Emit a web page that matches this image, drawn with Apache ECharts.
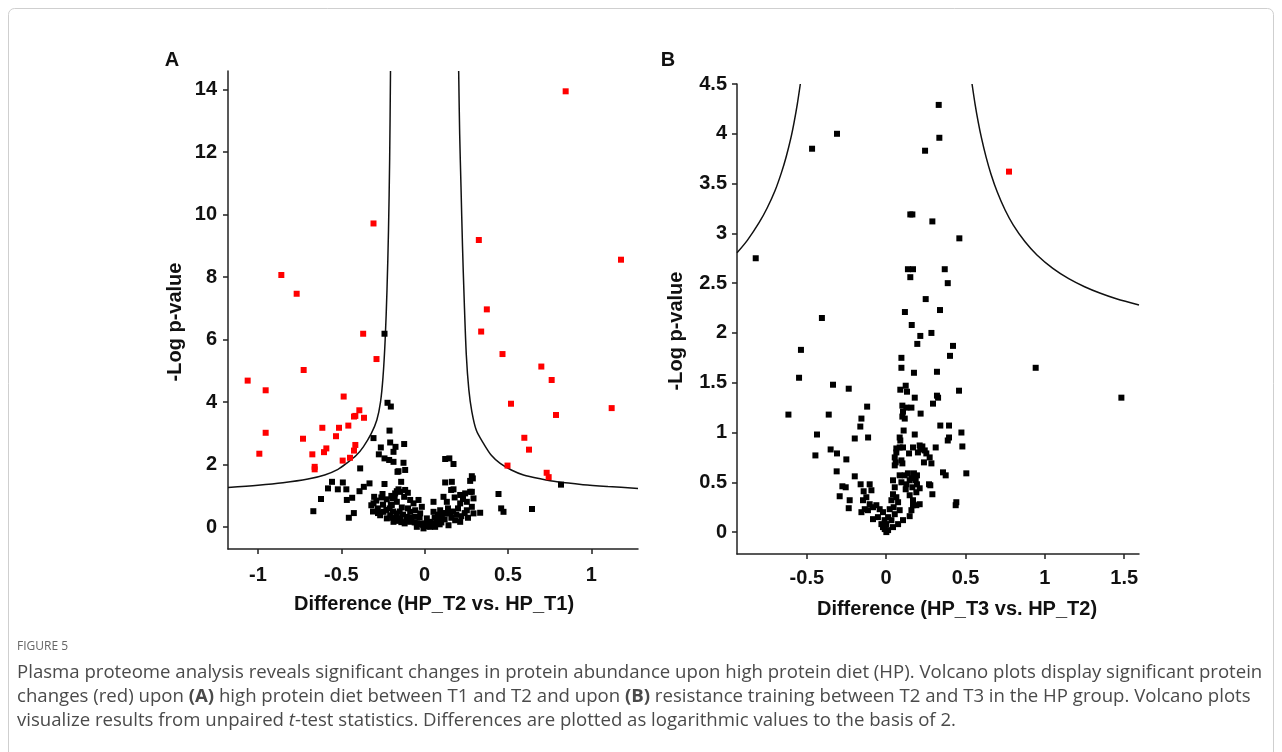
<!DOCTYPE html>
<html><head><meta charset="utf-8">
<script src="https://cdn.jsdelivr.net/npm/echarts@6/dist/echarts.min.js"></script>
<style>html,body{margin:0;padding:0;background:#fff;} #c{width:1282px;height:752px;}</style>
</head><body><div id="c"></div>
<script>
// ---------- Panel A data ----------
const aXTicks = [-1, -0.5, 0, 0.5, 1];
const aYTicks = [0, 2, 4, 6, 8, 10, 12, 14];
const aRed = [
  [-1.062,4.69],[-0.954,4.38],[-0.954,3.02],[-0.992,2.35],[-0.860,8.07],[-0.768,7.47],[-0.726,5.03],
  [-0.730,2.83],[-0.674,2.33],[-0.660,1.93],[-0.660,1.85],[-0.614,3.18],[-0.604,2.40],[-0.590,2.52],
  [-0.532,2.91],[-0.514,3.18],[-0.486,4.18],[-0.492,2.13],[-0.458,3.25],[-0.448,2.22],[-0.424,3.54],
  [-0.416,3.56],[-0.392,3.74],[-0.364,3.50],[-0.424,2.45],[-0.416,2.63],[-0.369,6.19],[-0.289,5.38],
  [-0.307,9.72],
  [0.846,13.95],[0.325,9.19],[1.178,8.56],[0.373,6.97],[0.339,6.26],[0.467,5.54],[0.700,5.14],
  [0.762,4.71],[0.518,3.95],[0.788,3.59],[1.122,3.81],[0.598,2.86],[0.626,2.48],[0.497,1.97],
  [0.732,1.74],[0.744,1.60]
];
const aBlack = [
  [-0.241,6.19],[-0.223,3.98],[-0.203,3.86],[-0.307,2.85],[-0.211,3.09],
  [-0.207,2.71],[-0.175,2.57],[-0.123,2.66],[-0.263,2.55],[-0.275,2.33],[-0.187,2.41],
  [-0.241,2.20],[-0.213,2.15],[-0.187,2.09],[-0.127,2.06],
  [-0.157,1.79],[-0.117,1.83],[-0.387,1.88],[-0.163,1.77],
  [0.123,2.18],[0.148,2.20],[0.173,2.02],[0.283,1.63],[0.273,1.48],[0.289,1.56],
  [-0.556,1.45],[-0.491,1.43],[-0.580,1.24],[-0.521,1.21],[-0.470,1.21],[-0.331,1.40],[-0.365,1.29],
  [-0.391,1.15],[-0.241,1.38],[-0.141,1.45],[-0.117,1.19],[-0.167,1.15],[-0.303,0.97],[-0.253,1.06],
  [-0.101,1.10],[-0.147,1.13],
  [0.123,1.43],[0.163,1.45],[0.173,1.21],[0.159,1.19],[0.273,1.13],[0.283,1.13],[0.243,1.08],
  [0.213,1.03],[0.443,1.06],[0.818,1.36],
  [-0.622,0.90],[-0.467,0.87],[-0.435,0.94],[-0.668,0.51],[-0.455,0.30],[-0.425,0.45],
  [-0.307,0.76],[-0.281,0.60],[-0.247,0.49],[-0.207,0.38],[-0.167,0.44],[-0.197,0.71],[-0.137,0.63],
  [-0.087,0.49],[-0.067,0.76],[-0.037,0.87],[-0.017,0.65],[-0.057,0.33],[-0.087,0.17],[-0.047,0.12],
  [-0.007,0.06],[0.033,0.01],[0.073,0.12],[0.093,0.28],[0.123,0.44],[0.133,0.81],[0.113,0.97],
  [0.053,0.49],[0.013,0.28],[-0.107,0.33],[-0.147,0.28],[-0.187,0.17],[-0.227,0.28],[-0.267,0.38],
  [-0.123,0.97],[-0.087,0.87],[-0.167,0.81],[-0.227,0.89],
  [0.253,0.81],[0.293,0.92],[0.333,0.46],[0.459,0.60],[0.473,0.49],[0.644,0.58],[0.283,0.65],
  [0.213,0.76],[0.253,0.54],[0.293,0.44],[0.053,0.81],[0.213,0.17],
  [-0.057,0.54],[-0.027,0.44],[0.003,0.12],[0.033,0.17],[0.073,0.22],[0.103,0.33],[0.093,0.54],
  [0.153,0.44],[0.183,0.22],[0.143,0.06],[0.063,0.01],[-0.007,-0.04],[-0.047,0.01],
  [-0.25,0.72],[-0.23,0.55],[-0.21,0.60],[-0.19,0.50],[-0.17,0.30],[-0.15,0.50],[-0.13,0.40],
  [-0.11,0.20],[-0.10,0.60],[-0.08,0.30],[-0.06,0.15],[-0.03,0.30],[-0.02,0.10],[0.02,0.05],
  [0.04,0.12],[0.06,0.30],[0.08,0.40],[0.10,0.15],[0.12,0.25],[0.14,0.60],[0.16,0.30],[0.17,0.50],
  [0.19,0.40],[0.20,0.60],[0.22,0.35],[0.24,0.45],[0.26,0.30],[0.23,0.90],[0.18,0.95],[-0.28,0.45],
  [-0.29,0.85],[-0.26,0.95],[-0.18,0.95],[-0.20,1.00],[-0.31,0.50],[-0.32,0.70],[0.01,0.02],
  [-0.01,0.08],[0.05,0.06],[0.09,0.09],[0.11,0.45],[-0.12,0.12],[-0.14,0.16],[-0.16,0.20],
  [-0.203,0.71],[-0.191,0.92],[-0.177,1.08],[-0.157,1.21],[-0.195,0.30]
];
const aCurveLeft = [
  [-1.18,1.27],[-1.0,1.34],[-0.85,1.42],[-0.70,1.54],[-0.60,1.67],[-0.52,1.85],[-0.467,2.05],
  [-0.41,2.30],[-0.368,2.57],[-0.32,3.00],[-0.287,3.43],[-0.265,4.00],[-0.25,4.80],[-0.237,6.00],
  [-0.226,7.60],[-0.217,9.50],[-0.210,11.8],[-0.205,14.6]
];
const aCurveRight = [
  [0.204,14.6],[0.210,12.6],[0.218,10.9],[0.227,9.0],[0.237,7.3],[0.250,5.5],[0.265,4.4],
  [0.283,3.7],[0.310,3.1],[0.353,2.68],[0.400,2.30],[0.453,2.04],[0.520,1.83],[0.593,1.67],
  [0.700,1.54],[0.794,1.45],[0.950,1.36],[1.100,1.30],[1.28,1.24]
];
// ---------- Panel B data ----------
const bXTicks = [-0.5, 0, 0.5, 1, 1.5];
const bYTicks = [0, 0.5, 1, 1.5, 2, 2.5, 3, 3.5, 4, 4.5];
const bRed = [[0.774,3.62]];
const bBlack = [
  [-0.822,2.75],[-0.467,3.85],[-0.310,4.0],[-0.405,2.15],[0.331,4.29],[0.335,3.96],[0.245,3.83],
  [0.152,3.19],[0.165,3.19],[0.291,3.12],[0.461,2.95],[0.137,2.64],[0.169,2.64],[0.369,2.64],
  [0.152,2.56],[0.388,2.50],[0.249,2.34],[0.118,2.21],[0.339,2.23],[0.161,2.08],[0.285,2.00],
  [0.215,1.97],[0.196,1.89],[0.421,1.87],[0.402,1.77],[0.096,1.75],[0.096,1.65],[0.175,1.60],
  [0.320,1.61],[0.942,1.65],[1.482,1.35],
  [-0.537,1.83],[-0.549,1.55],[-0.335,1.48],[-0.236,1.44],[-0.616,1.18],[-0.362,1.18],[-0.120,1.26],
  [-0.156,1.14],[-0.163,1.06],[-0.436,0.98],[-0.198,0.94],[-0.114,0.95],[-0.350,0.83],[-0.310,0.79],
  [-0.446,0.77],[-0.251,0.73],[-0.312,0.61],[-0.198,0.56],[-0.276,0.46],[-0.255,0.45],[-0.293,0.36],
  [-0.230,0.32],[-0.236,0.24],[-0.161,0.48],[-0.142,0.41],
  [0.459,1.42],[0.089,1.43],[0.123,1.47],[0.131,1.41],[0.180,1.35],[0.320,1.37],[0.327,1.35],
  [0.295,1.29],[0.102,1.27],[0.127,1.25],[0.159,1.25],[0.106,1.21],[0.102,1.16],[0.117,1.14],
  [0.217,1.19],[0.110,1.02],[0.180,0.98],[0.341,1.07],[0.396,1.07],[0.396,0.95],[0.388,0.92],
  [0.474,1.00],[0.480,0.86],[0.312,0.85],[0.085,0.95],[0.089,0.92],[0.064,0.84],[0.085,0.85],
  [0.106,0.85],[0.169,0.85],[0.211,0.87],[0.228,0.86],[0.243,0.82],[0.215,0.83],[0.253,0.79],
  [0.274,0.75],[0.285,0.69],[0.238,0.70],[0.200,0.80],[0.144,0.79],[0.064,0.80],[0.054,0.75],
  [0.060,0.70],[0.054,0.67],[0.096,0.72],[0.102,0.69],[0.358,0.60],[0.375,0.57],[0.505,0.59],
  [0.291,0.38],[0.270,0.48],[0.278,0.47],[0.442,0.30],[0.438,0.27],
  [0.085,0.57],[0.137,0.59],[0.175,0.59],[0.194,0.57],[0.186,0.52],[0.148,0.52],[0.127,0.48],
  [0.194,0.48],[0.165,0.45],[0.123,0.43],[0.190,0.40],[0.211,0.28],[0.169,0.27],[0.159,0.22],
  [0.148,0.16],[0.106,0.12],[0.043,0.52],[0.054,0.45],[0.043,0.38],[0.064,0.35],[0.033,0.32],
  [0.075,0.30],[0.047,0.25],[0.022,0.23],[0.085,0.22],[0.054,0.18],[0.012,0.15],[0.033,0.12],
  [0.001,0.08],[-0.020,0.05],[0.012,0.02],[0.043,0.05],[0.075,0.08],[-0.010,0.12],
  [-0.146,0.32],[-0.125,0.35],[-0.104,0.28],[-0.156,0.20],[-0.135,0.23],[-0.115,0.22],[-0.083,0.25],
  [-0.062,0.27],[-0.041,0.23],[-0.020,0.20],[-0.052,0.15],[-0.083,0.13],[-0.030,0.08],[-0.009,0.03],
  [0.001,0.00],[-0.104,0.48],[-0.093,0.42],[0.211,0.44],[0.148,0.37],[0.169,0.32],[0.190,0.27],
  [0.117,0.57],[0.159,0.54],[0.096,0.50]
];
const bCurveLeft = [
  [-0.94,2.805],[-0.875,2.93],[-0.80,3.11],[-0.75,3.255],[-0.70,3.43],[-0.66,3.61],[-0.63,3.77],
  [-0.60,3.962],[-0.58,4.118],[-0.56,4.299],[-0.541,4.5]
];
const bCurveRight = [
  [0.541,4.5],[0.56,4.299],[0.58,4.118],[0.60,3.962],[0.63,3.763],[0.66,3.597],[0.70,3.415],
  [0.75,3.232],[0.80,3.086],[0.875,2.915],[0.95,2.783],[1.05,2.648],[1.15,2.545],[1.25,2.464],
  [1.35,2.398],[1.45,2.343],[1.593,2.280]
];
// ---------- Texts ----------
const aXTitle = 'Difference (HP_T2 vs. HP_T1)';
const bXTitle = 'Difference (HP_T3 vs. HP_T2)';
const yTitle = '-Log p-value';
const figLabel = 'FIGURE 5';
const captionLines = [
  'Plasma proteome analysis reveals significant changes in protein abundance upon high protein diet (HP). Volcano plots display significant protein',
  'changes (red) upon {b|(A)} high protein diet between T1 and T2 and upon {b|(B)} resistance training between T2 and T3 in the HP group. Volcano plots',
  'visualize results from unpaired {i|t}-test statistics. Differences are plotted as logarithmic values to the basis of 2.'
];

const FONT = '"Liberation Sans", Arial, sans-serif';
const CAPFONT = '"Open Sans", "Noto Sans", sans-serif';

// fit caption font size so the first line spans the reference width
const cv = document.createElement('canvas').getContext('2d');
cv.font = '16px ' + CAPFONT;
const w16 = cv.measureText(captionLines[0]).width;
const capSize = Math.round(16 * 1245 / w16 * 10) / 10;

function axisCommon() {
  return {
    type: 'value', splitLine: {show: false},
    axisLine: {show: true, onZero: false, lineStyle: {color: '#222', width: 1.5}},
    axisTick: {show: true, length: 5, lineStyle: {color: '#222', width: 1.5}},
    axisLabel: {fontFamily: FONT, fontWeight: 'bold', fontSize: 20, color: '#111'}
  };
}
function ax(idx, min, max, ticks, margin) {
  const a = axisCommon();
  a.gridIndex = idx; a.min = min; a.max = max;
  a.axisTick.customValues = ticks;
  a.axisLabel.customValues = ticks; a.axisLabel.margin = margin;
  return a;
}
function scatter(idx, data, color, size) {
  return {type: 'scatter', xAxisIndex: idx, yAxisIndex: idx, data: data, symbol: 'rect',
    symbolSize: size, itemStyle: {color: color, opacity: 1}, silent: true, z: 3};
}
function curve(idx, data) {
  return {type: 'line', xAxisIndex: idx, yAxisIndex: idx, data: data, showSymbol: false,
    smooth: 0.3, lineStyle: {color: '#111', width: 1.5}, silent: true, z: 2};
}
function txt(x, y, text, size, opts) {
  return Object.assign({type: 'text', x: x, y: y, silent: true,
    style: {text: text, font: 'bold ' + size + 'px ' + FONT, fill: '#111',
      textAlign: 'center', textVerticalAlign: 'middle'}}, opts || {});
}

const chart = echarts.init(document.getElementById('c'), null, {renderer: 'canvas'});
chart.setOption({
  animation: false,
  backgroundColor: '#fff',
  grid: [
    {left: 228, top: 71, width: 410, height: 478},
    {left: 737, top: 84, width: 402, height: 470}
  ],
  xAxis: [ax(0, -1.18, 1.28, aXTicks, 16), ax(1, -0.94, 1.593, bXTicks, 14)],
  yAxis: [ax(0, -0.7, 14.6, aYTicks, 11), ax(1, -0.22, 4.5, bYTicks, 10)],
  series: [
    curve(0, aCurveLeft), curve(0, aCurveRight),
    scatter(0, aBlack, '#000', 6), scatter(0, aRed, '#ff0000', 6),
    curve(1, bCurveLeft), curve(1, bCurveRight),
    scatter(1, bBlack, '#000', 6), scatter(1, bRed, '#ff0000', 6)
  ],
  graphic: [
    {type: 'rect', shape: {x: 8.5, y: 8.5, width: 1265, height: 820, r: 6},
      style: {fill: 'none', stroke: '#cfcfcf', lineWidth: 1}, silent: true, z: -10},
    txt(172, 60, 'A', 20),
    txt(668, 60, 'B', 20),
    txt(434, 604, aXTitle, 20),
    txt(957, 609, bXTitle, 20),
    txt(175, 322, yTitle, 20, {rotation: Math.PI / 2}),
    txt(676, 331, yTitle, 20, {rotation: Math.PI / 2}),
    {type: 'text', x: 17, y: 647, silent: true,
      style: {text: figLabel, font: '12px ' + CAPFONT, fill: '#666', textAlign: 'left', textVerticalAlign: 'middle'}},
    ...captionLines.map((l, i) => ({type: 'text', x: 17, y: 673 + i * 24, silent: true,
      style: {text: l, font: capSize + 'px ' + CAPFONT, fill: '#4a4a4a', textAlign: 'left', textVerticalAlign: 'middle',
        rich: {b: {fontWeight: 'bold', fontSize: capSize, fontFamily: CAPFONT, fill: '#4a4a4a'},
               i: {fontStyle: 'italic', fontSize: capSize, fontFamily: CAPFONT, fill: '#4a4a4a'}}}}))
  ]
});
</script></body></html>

...

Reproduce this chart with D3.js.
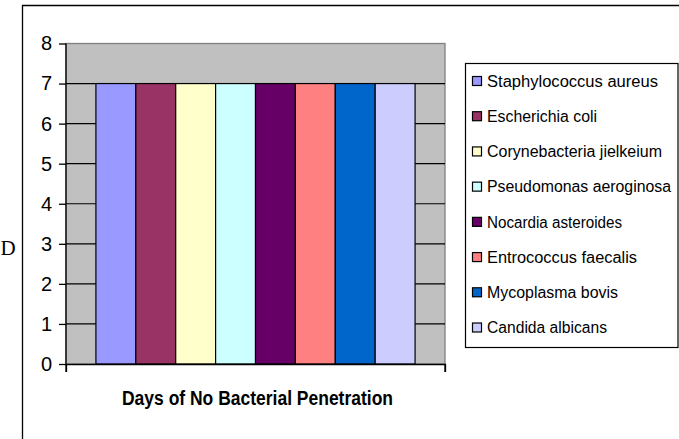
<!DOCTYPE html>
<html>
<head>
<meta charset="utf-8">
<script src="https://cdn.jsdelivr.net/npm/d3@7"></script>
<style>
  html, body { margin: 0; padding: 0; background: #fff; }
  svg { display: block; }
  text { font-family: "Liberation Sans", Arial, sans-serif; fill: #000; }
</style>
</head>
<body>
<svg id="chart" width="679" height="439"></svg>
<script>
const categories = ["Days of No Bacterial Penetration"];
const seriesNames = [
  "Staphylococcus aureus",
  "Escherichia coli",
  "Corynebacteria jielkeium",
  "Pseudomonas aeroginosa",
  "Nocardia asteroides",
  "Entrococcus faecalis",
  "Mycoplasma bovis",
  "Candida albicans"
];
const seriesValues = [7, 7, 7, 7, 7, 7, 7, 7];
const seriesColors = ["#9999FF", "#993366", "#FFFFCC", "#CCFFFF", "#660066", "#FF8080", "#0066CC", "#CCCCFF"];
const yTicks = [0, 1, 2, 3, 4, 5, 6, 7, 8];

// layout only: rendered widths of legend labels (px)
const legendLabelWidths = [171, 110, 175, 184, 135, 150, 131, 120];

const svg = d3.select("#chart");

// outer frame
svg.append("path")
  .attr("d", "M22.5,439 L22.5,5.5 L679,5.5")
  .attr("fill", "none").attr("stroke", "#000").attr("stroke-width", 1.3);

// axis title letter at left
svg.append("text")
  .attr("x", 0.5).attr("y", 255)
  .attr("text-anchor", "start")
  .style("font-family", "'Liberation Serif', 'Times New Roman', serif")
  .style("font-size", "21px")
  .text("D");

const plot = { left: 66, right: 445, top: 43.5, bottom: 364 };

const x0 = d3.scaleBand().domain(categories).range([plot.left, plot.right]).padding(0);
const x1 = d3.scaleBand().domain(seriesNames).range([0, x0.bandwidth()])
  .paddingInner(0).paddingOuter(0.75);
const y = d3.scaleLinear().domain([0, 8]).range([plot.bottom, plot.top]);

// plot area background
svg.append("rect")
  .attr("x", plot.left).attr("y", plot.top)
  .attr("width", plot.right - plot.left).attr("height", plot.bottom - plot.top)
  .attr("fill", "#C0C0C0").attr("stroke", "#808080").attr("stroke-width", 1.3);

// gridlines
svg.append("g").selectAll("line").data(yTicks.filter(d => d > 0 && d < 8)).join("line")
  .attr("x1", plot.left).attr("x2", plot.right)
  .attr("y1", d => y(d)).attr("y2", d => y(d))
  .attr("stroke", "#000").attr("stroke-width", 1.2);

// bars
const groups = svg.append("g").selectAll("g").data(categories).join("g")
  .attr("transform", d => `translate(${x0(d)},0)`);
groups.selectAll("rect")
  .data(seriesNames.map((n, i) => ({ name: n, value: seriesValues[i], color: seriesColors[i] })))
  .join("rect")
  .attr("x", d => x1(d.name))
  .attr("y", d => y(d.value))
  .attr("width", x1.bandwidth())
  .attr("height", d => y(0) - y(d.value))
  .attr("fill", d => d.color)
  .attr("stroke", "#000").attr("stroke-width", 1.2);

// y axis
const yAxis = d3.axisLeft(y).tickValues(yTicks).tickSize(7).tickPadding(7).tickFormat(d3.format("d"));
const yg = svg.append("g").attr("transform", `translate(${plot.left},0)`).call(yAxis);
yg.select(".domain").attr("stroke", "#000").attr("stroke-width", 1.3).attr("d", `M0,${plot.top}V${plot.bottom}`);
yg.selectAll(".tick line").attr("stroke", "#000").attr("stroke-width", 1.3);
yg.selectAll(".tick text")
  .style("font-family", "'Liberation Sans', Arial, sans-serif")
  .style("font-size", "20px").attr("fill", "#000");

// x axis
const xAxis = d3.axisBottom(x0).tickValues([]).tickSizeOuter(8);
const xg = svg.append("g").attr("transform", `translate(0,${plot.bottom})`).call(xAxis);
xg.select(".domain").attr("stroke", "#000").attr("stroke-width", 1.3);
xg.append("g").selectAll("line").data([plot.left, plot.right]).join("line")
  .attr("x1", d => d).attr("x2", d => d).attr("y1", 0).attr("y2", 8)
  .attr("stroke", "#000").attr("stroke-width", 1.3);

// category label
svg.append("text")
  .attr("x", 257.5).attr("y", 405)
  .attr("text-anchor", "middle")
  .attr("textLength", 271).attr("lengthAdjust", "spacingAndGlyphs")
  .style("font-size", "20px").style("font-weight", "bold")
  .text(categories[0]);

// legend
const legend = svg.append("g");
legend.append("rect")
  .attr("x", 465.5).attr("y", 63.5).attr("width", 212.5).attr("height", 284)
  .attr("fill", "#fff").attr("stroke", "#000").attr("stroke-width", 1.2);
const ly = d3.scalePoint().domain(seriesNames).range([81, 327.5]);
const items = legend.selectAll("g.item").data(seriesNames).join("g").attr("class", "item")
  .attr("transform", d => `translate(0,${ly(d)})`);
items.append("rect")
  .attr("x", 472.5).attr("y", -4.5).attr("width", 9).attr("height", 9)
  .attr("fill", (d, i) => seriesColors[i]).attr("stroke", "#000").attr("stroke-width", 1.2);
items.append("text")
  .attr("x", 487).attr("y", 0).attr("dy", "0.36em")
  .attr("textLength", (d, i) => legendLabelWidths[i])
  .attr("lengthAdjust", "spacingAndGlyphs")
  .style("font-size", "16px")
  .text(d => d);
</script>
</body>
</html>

THE REQUEST:
Word for word, restate the lines beginning with the one that has "Reproduce this chart with D3.js." and ending with the one that has "43.5, bottom: 364". Keep both ends and skip any pictures.

THE SOLUTION:
Reproduce this chart with D3.js.
<!DOCTYPE html>
<html>
<head>
<meta charset="utf-8">
<script src="https://cdn.jsdelivr.net/npm/d3@7"></script>
<style>
  html, body { margin: 0; padding: 0; background: #fff; }
  svg { display: block; }
  text { font-family: "Liberation Sans", Arial, sans-serif; fill: #000; }
</style>
</head>
<body>
<svg id="chart" width="679" height="439"></svg>
<script>
const categories = ["Days of No Bacterial Penetration"];
const seriesNames = [
  "Staphylococcus aureus",
  "Escherichia coli",
  "Corynebacteria jielkeium",
  "Pseudomonas aeroginosa",
  "Nocardia asteroides",
  "Entrococcus faecalis",
  "Mycoplasma bovis",
  "Candida albicans"
];
const seriesValues = [7, 7, 7, 7, 7, 7, 7, 7];
const seriesColors = ["#9999FF", "#993366", "#FFFFCC", "#CCFFFF", "#660066", "#FF8080", "#0066CC", "#CCCCFF"];
const yTicks = [0, 1, 2, 3, 4, 5, 6, 7, 8];

// layout only: rendered widths of legend labels (px)
const legendLabelWidths = [171, 110, 175, 184, 135, 150, 131, 120];

const svg = d3.select("#chart");

// outer frame
svg.append("path")
  .attr("d", "M22.5,439 L22.5,5.5 L679,5.5")
  .attr("fill", "none").attr("stroke", "#000").attr("stroke-width", 1.3);

// axis title letter at left
svg.append("text")
  .attr("x", 0.5).attr("y", 255)
  .attr("text-anchor", "start")
  .style("font-family", "'Liberation Serif', 'Times New Roman', serif")
  .style("font-size", "21px")
  .text("D");

const plot = { left: 66, right: 445, top: 43.5, bottom: 364 };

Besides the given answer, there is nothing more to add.